Analysts of the computer market
and of this specific antitrust case have agreed that the outcome of this case
did not have huge repercussions for Microsoft, but instead it helped other
companies to have the boost needed to effectively compete within the market (Gohring
& Gross, 2011). However, one analyst
believed that the outcome of the case had some “psychological” effects upon
Microsoft, stating “When you put a company under scrutiny and you handcuff them
a bit in terms of what they can do, it changes their attitude and outlook and
cramps their style…but fundamentally all the remedies that came out of it were
pretty minor” (Gohring & Gross, 2011). For instance, the outcome of the
case did change the way in which Microsoft approached the debut of its new
products. According to Al Gillen, an analyst at IDC the case “had a profound
impact on Microsoft in terms of product packaging plans” (Gohring & Gross,
2011). Throughout the time since
the case’s settlement Microsoft initially wanted to bundle together its
products but refrained from doing so because of fears of treading over
antitrust laws (Gohring & Gross, 2011). This was exemplified by Microsoft’s
bundling of its Hyper-V hypervisor with its other products which occurred “only
after VMware drove the market cost down to zero for a hypervisor” (Gohring
& Gross, 2011).

Despite Microsoft’s reluctance
to make particular decisions due to the fear of breaking antitrust laws, it did
not hamper the company’s ability to continue to be a leader within the computer
and software market, branching off once again into other markets including that
of mobile devices and flourishing within the gaming systems market (Gohring
& Gross, 2011).

(b)   
Microsoft’s
relationship since then with the US government

Since its settlement Microsoft has
successfully abided by the consent decree and has not engaged within the
antitrust behaviors for which it was initially penalized for within the United
States.

(c)  
Impact on the market as a whole

The Department of Justice believed that the
settlement of this case reached in this case “leveled the playing field” within
the computer market, stating “As a result of the Department of Justice
Antitrust Division’s efforts in the Microsoft case and final judgment, the
competitive landscape changed allowing the marketplace to operate in a fair and
open manner bringing about increased innovation and more choices for consumers”
(Chan, 2011).

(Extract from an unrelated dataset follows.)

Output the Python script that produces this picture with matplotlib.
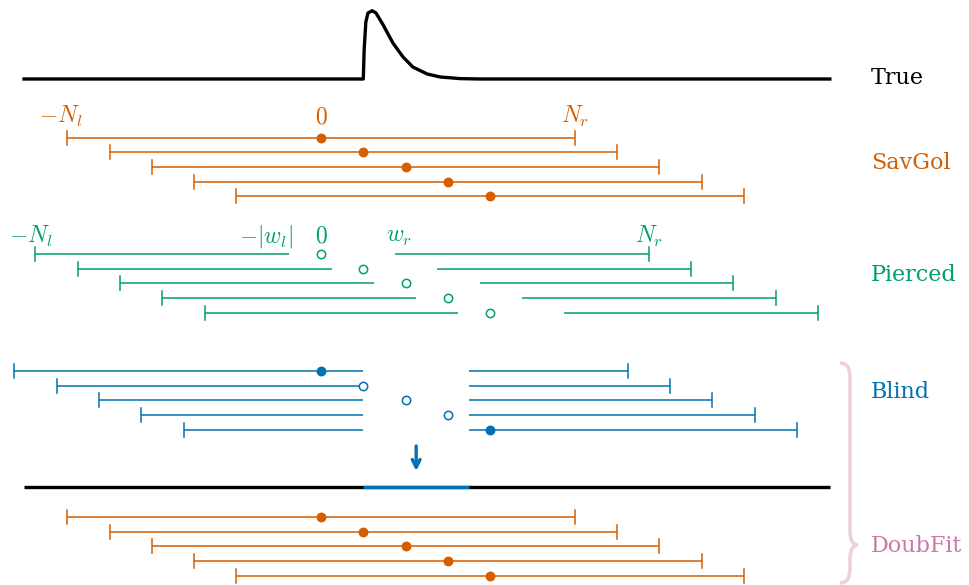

The antitrust judgment “…
prevented Microsoft from continuing the type of exclusionary behavior that led
to the original lawsuit…Microsoft no longer dominates the computer industry as
it did when the complaint was filed in 1998. Nearly every desktop middleware
market, from Web browsers to media players to instant messaging software, is
more competitive today than it was when the final judgment was entered” (Gohring
& Gross, 2011). The outcome of the case allowed innovative ideas to
flourish since competitors have now been able to freely compete within the
market without being stifled by Microsoft’s previously harmful monopolistic
practices. Competitors have been able to develop new products that are on par
with that of Microsoft’s products, which has allowed consumers to have a
multitude of options and forces companies to continue to innovate new products (Gohring
& Gross, 2011).

V.   Conclusion

The United States’ antitrust laws
help to promote fair competition amongst firms. In the case of United States v.
Microsoft Corp., the attempt to secure that fair competition was seen. Since
the decision made in that case there have been many changes that have occurred
but there is still some disagreement as to whether or not that decision has
truly made a difference or not for the company.